• _SOURCE EXCERPT_

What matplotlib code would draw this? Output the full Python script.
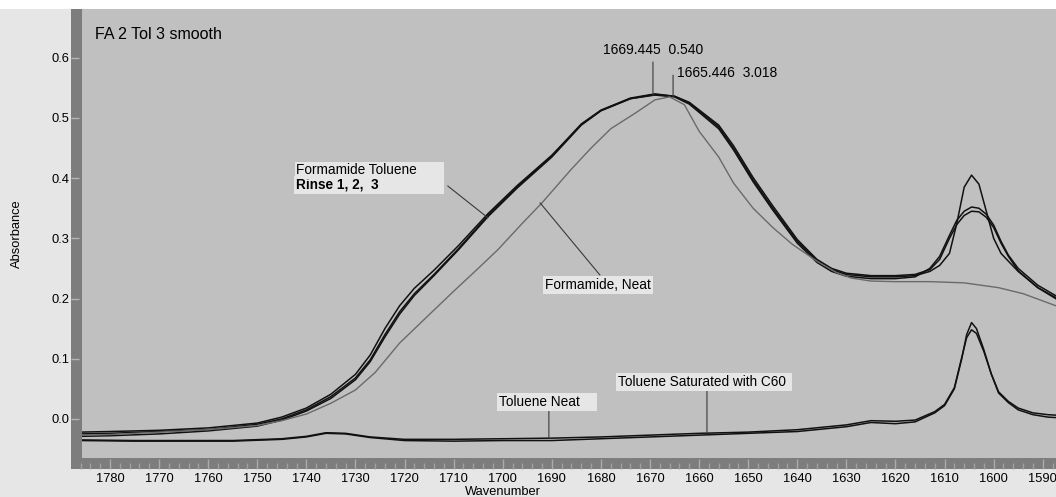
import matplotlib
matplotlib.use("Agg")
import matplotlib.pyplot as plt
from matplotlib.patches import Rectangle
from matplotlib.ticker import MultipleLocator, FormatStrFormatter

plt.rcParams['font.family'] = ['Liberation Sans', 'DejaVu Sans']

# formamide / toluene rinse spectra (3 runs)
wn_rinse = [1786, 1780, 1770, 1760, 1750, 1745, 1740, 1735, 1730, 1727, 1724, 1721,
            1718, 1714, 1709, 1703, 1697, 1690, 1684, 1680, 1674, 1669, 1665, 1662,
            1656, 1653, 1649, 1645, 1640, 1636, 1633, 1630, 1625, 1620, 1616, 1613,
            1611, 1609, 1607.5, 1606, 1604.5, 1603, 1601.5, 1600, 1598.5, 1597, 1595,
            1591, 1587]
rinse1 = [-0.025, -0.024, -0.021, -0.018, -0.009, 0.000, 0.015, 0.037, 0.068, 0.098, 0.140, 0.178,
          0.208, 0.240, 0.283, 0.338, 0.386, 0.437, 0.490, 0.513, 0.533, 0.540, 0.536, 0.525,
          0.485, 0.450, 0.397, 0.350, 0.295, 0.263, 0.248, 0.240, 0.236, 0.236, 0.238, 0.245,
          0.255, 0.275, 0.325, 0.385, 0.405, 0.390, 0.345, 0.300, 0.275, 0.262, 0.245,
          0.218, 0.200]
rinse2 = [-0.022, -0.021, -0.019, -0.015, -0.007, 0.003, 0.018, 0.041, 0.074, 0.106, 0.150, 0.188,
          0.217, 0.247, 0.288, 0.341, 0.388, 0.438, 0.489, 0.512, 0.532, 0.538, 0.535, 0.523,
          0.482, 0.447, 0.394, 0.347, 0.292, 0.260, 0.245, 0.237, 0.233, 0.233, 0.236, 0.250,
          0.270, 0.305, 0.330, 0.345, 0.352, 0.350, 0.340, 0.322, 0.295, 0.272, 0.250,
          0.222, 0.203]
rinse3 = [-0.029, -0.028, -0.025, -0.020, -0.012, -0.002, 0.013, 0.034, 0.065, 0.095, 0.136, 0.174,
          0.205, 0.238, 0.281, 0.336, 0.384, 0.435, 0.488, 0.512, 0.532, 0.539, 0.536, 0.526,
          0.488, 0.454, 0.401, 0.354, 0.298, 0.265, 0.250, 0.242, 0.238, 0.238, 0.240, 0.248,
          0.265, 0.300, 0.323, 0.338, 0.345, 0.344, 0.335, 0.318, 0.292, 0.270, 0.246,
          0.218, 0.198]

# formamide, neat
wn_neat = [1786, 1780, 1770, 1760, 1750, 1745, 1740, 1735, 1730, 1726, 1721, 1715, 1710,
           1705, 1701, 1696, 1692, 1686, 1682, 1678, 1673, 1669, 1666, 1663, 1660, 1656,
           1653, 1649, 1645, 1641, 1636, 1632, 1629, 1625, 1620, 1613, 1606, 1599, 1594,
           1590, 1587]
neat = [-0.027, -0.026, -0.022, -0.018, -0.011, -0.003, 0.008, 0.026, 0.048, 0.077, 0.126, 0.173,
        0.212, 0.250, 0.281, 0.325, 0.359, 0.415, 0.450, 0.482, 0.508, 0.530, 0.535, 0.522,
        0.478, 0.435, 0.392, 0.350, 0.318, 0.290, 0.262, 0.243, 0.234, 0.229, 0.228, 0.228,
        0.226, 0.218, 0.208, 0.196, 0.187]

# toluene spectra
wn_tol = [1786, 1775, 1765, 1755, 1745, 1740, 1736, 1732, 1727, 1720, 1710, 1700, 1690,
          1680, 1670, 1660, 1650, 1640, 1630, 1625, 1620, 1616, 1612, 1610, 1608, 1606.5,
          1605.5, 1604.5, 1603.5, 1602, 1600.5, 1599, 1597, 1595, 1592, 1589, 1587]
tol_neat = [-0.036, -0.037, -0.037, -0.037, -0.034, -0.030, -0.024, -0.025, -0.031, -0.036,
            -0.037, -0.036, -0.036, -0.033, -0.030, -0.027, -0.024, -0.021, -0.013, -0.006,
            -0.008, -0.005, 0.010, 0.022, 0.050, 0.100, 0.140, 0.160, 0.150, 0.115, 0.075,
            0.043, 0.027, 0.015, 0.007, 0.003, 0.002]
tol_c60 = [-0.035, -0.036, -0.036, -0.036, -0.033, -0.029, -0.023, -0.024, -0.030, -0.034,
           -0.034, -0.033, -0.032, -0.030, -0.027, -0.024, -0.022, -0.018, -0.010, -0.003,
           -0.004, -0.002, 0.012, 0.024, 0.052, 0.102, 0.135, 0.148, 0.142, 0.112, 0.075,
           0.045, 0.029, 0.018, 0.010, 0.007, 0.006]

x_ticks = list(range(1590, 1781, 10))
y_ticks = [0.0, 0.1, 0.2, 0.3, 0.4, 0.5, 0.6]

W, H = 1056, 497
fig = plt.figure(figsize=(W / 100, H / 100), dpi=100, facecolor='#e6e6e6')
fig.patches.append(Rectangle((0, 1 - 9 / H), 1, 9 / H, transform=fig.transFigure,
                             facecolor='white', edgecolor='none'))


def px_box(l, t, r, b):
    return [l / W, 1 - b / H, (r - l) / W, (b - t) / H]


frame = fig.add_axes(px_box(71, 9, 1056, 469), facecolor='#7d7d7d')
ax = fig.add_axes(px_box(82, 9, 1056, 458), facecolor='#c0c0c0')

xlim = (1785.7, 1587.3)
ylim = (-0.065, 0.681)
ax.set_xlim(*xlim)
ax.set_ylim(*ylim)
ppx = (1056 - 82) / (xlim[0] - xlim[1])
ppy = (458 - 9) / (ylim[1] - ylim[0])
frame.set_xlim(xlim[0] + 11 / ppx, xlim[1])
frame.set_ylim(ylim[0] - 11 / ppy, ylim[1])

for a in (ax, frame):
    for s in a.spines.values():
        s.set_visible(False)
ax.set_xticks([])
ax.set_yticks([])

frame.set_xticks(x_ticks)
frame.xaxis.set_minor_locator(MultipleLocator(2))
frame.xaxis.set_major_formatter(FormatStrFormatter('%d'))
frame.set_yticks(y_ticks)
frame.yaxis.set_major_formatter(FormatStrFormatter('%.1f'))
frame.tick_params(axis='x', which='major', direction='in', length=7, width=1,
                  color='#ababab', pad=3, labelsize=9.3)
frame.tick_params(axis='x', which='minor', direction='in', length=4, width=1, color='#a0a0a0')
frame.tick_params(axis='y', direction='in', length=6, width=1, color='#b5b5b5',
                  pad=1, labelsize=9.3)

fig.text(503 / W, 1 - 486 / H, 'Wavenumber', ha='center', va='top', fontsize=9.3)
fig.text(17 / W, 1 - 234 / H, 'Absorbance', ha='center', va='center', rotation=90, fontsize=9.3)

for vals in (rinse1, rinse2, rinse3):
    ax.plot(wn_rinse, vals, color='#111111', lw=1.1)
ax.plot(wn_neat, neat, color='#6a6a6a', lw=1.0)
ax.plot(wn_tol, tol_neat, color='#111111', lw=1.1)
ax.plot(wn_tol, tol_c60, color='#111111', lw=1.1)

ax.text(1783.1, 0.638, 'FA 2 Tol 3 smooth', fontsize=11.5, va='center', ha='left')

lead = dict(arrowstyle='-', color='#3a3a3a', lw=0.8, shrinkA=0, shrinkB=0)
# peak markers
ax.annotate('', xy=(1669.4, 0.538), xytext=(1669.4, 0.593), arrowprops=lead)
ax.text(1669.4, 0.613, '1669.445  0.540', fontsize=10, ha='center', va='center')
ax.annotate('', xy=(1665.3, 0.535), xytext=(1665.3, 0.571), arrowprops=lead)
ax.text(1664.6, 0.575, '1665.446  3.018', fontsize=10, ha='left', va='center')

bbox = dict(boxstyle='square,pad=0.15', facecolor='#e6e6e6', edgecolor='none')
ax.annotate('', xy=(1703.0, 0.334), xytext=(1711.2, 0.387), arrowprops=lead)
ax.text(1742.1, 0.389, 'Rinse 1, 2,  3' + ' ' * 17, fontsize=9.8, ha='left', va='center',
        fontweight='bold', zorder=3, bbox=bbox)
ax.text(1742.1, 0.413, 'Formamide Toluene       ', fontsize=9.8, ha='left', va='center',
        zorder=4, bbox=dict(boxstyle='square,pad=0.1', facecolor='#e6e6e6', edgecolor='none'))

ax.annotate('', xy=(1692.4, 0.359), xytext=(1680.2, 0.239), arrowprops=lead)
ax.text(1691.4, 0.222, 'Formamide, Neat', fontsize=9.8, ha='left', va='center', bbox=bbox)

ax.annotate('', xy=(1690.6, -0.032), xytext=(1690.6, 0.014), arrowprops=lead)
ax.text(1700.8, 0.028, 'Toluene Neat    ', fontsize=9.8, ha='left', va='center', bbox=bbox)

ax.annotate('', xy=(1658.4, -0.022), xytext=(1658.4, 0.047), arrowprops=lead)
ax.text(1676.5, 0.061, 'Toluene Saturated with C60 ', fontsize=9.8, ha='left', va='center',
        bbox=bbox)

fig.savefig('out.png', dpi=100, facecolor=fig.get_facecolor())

• _TASK INSTRUCTIONS_
Only the lines from the start of the material through the line containing "plt.rcParams['font.family'] = ['Liberation" should be transcribed. Pictures stay out.

• _FINISHED TASK_
What matplotlib code would draw this? Output the full Python script.
import matplotlib
matplotlib.use("Agg")
import matplotlib.pyplot as plt
from matplotlib.patches import Rectangle
from matplotlib.ticker import MultipleLocator, FormatStrFormatter

plt.rcParams['font.family'] = ['Liberation Sans', 'DejaVu Sans']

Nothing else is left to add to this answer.